The reasoning for so much convolution boils down to two things: First, it’s ownership over something that’s turned from just an idea into a living, breathing thing. And two, the amount of work that’s required over creating it is never viewed equally by those who created it.
Think of this as a couple that has to decide who keeps a dog after a breakup, arguing over who taught it to sit versus who taught it to rollover. Both of those things make the dog who it is, but it’s hard to gauge which contribution mattered more.
Despite the hardships over who gets what, it’s actually much easier to gauge equity than you might think. All you have to do is analyze where the jumping off point was, and how the product has compiled from there.
Learn Your Value
While you might believe that your idea is worth a million bucks, it’s nothing without the resources, product, or people behind it. Quite simply, ideas are worthless until there’s a backing on how they can come to life. And when it comes to putting a price tag on an idea, development, or even deployment, you should never split things equally.
The reason why an even split is a bad idea is that you haven’t quite figured out the scale of work yet, as well as knowing how long someone is going to be invested in the project later on. Additionally, (as the article notes) investors tend to look unfavorably upon this as it says every cofounder is going to do equal work throughout, which isn’t a quantifiable thing. However, while the intentions of an even split are justifiable, figuring it out as you go along could be even more costly.
One of the biggest mistakes a founder can make is hopping right in and saying “let’s figure out the equity later.” Off the bat, it spells a recipe for disaster.

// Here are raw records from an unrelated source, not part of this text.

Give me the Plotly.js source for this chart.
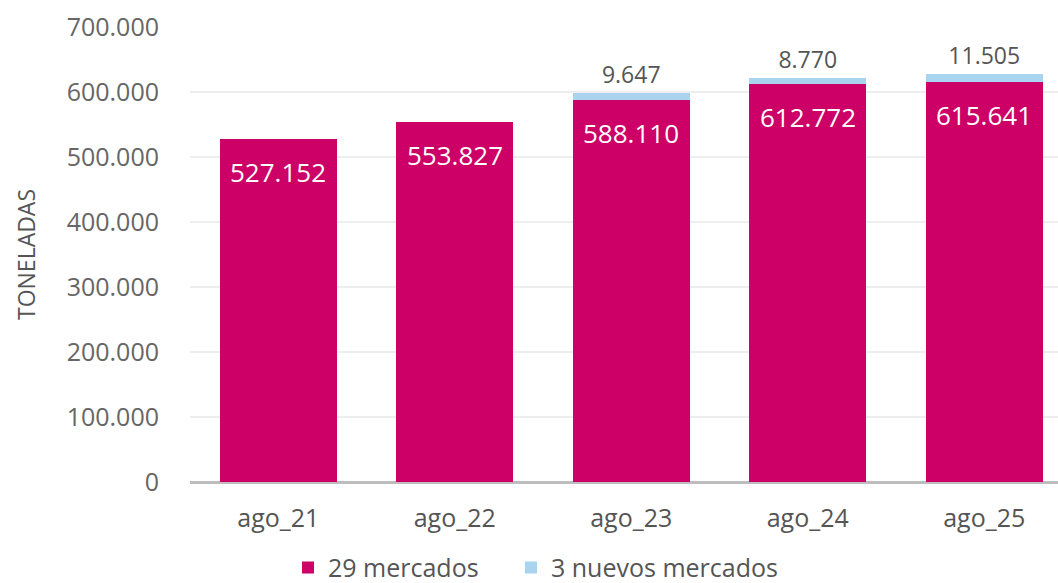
<!DOCTYPE html>
<html>
<head>
<meta charset="utf-8">
<script src="https://cdn.plot.ly/plotly-3.0.1.min.js"></script>
<style>html,body{margin:0;padding:0;background:#fff}#chart{width:1058px;height:583px}</style>
</head>
<body>
<div id="chart"></div>
<script>
const categories = ["ago_21", "ago_22", "ago_23", "ago_24", "ago_25"];
const mercados29 = [527152, 553827, 588110, 612772, 615641];
const nuevos3 = [0, 0, 9647, 8770, 11505];
const yTicks = [0, 100000, 200000, 300000, 400000, 500000, 600000, 700000];

const fmt = v => v.toLocaleString('de-DE');

const FONT = '"Open Sans", "Noto Sans", sans-serif';

const traces = [
  {
    type: 'bar', name: '29 mercados', x: categories, y: mercados29,
    marker: {color: '#CC0066'}, width: 0.663, hoverinfo: 'none',
    legend: 'legend'
  },
  {
    type: 'bar', name: '3 nuevos mercados', x: categories, y: nuevos3,
    marker: {color: '#A9D4F0'}, width: 0.663,
    text: nuevos3.map(v => v ? fmt(v) : ''), textposition: 'outside',
    textfont: {family: FONT, size: 23, color: '#555'},
    cliponaxis: false, constraintext: 'none', hoverinfo: 'none',
    legend: 'legend2'
  }
];

const annotations = categories.map((c, i) => ({
  x: c, y: mercados29[i], xref: 'x', yref: 'y',
  text: fmt(mercados29[i]), showarrow: false,
  yanchor: 'middle', yshift: -33,
  font: {family: FONT, size: 26, color: '#ffffff'}
}));

const legendBase = {
  orientation: 'h', xref: 'container', xanchor: 'left',
  yref: 'container', y: 0.026, yanchor: 'middle',
  font: {family: FONT, size: 25, color: '#555'},
  itemclick: false, bgcolor: 'rgba(0,0,0,0)'
};

const layout = {
  width: 1058, height: 583,
  margin: {l: 190, r: 0, t: 27, b: 101},
  barmode: 'stack',
  separators: ',.',
  paper_bgcolor: '#fff', plot_bgcolor: '#fff',
  font: {family: FONT, color: '#555'},
  showlegend: true,
  legend: Object.assign({}, legendBase, {x: 288 / 1058}),
  legend2: Object.assign({}, legendBase, {x: 511 / 1058}),
  xaxis: {
    type: 'category', range: [-0.5, 4.418],
    showgrid: false, zeroline: false,
    showline: false, ticks: '',
    tickfont: {family: FONT, size: 25, color: '#555'},
    ticklabelstandoff: 19
  },
  yaxis: {
    range: [0, 700000], tickvals: yTicks, ticktext: yTicks.map(fmt),
    showgrid: true, gridcolor: '#eeeeee', gridwidth: 2,
    zeroline: true, zerolinecolor: '#bdbdbd', zerolinewidth: 3,
    showline: false, ticks: '',
    tickfont: {family: FONT, size: 25, color: '#666'},
    ticklabelstandoff: 30,
    title: {text: 'TONELADAS', font: {family: FONT, size: 23, color: '#555'}, standoff: 24}
  },
  annotations: annotations
};

Plotly.newPlot('chart', traces, layout, {displayModeBar: false, staticPlot: true});
</script>
</body>
</html>
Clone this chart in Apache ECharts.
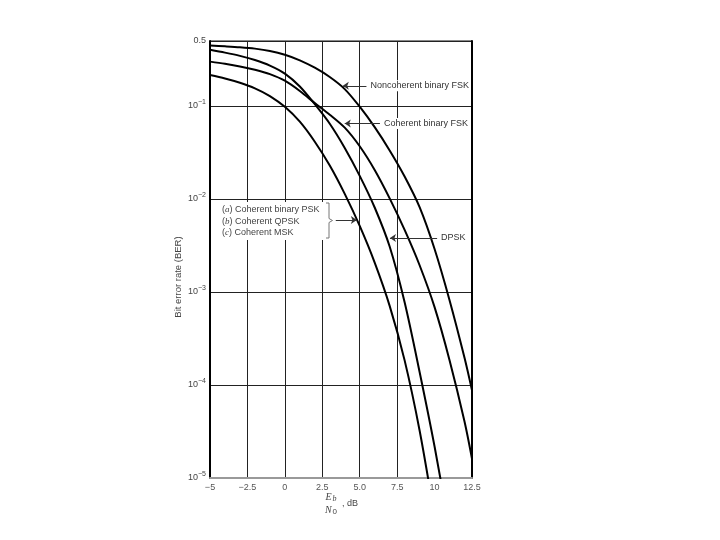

Not only are there going to be disputes later on, but it also says that a founder doesn’t realize the full scale of work ahead of them. This is will eventually lead to a lack of confidence in leadership, as well as a feeling of an undervalued team.
As Y-Combinator brilliantly points out, splitting equity equally requires looking at things in terms of a value system. As the tech world respects executions (not just ideas), the value of contributions can essentially boil down to “who executed the most and were those executions crucial to our success?”. More, Y-Com also notes how it takes a long time to truly build value in the equity of a company, which is a great motivator towards success. Finally, the article alludes to something that should be true regardless of when an employee came on – always value your team.
How to Divide Value
To start, look at how much work has been done, as well as who has helped. While you can use calculators like these, be mindful that this is only a starting point. These tools don’t necessarily equate skill level, success rate, or overall value of time spent, but they can be a good way to reach your ballpark. Additionally, remember to consider current and future developments in every avenue that could potentially have a heavy impact on growth in the near future. For example, if you have a brilliant CTO that’s been slaving away at building out your prototype while your CMO has been building up a solid pipeline that’s waiting to sign upon release, then both should be weighted equally. And while it’s imperative to think about your co-founders, you should also consider how equity will play out with other factors as well.
As you’re raising funds, VC’s and Angels are going to become more involved, examining how much their shares are worth in comparison to how much you’re raising/what your current team has. Beyond that, there’s also lawyers that are going to help divide equity, which is going to affect how much value you put into investment. Even with all this in mind, your overall best bet comes down to one thing: factoring how much value you put into work versus how much you put into investors, and how the two can work together harmoniously.